Whisk the egg whites until stiff and peaks form when the whisk is removed.
Heat the sugar and brewed coffee in a saucepan. Use a spatula to make sure no sugar is on the side of the pan as it'll be grainy in the meringue, and stir well throughout to prevent sticking and burning. As soon as the sugar syrup reaches 121C/250F (after around 3-4 minutes of boiling if you don't have a thermometer) remove the pan from the heat.
Immediately pour the sugar syrup in a steady stream into the egg whites whilst whisking very gently. Don't let the stream of syrup touch the beaters or splash on you in any other way as it's vicious and takes no prisoners. It'll stick to your skin and burn you badly. Continue beating the mixture for about 5 minutes until it's tepid, smooth and shiny.

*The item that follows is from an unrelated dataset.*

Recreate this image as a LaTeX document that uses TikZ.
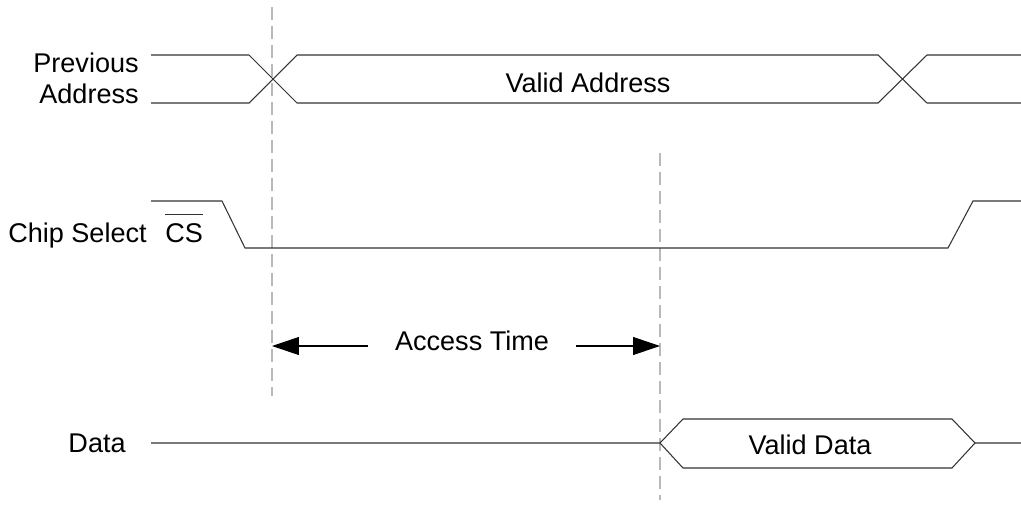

|Italian Meringue With Coffee mixture after 24 hours|
Meringue part 2
Because the coffee meringue won't retain shape I found this was necessary. Do this step only when you're ready to assemble the Baked Alaska.
2 Eggs, whites only
Whip the egg whites until really stiff - good enough to turn the bowl over. Add to the cooled coffee meringue mixture by folding together, don't whip it furiously as you'll lose stability.
Assembly of Baked Alaska.
Preheat the oven to 200C/400F/Gas Mark 6
Place the cake on an ovenproof dish or tray. Pile the ice cream on top leaving a gap around the edges. I just dropped mine out of the flimsy plastic container it was in, it's more normal to remove it with a spoon.
Cover with the meringue, making sure it completely covers all of the ice cream and reaches the cake all around. I didn't risk a piping bag, so mine's a messy nest. Ensure you have a plateau on the top to add Easteryness afterwards.
Bake for 8-10 minutes until just golden brown.
Add Easter treats....and serve immediately.
Everyone liked this. The meringue carried the flavour really well, the ice cream was still well frozen as it should be and the coffee tastes were quite light, but distinct. The different flavours of coffee made for an interesting variety of smells. I'd have made my own job a lot easier by using instant coffee, which would have been easier to adjust for strength too, but the ground coffee is a really nice treat for us to enjoy as a drink, and I prefer a fairly subtle coffee taste to let all the flavours of the other ingredients come through.
I do think it looks more like a dinosaur nest than a bird's nest though.... but it's still Easter eggs!
I was sent my Beanies Coffees in order to take part in this Easter Baking Challenge. My teenagers taking their GCSE's are especially grateful.